Gary K. Wolfe reviews Graham Joyce
Back in June I noted how, derived from an incident in his childhood, Neil Gaiman’s The Ocean at the End of the Lane is the most personal of his novels, and something similar might be said of Graham Joyce’s The Year of the Ladybird, derived from an episode during his college years of working at a fading seaside resort. Of course, Joyce has drawn on autobiographical material before – his colorful aunts supposedly provided the models for some of the main characters in The Facts of Life – though usually transforming the material with a good deal more material fantasy than is evident in the current novel, where it’s largely confined to a medium who may not be as fake as she seems and two ghostly figures who haunt the narrator. The real meaning of those figures turns out to be a several shades darker than we might first suspect from a novel whose initial tone is that of a sunny coming-of-age romantic comedy. A couple of elements that may seem fantastical, such as the record-smashing heat wave and the locust-like plague of millions of ladybirds, turn out to be well-documented actual events from the summer of 1976, when the novel takes place. As is often the case with Joyce, we come to realize that some events which seem fantastical aren’t, and some events which seem real turn out fantastical.
But there’s another, somewhat less personal kind of history at work in several of Joyce’s recent novels, and it has to do with the last few decades of social and cultural shifts in England.

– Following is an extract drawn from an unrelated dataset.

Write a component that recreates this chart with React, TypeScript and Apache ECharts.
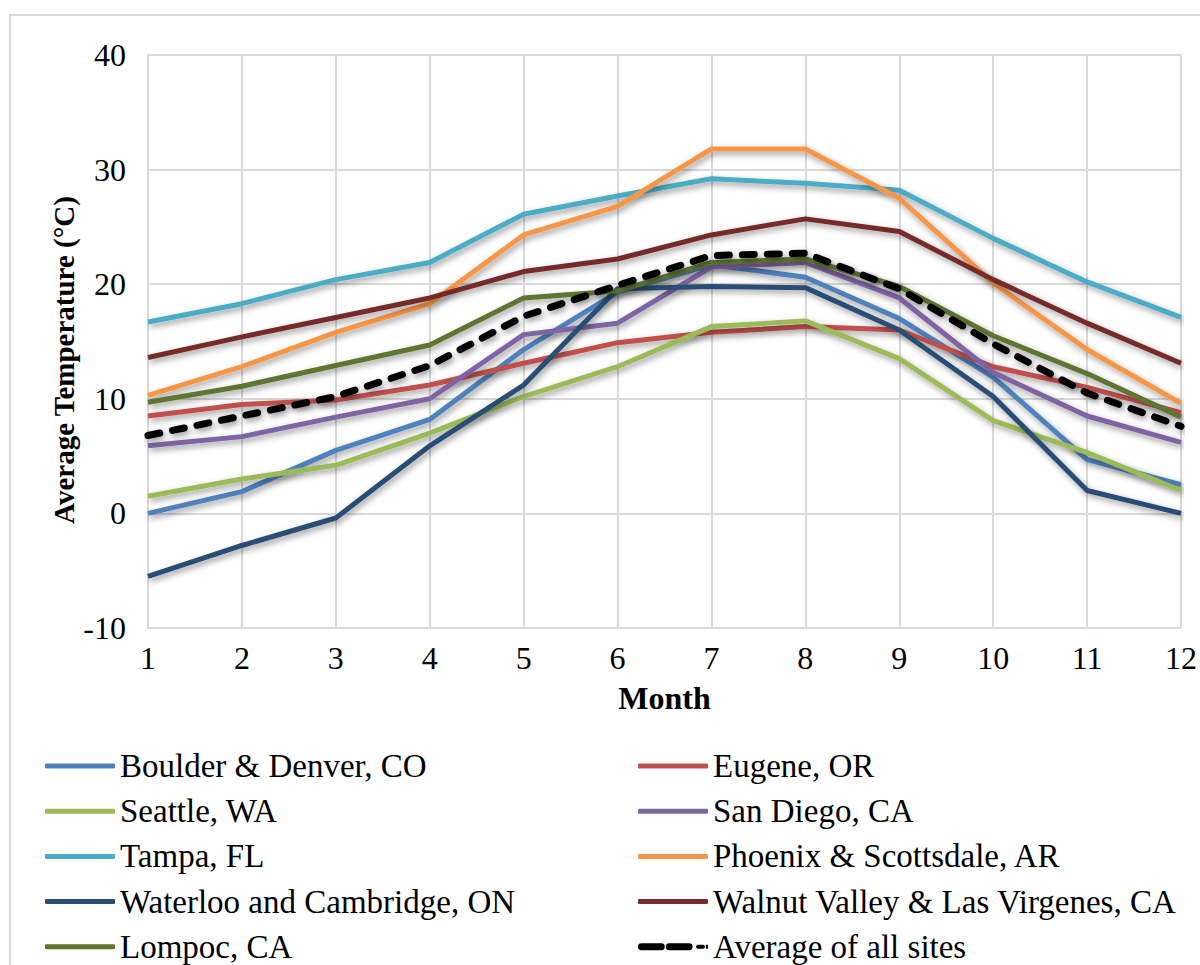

The Facts of Life began in postwar Coventry, when wartime ghosts could still come knocking at your door and the culture was largely one of rebuilding. By The Limits of Enchantment, we had moved into the 1960s, when everything from National Health regulations to hippies, Carnaby Street, and the Beatles had begun to affect the lives of remote Midlands villagers. Now we find ourselves in 1976 in the remote summer-vacation village of Skegness, which is already suffering a decline because of the rise of cheap air travel to the continent and showing strains between the more tradition-minded parents and the kids losing patience with the corny games and vaudeville-style theatricals. The narrator, David Barwise, taking a summer job here between terms studying English literature at university, befriends a gorgeous and talented singer working as a cleaning lady, whose surly, seething husband seems to take a liking to David. He invites him along to what turns out to be a meeting of a local chapter of the National Front, the scary right-wing racist movement that actually gained some limited traction in the 1970s. Rather abruptly, the novel takes on a more ominous tone, and even the piles of ladybirds begin to seem more apocalyptic and less a comedic diversion.
This carefully modulated shift in tone, along with Joyce’s characteristically shapely prose, is what finally makes the novel work and belies its surface sheen as a light, nostalgic break from the ruminative poetics of Some Kind of Fairy Tale. David isn’t taking this summer job on a lark, or even simply to avoid the summer work proffered by his resented stepfather Ken. He carries with him a faded photo of his long-dead biological father – the only one he has been able to find – with ‘‘Skegness’’ scrawled on the back, and he hopes to find some sense of what really happened to his dad. Though he is initially distracted by the colorfully shabby cast of characters he meets – the cigar-wielding entertainment director Pinky, the sexy dancer Nikki, the magician Tony who bills himself as Abdul-Shazam, the fake fortune-teller Madame Rosa, the other ‘‘greencoats’’ who wrangle the tourist activities, and of course the violent racist Colin and his abused wife Terri – and by a couple of romantic entanglements, David eventually learns more than he really wants to know. Caught between a dark secret in his own past and his unpredictable future after college, David is a likeable and decent figure who also seems appropriate for an England during an uncomfortable period of transition. While he may not carry the mythic resonance of a liminal figure like Tara in Some Kind of Fairytale, he doesn’t need to and probably shouldn’t: what fantasy there is here is far more personal. What begins with the nostalgic glow of a hot 1970s summer ends up grounded by the shadows of real history, and, shapely and magical as the novel is, it’s not really in the end a fantasy, at least in the sense of Some Kind of Fairy Tale. Does that matter?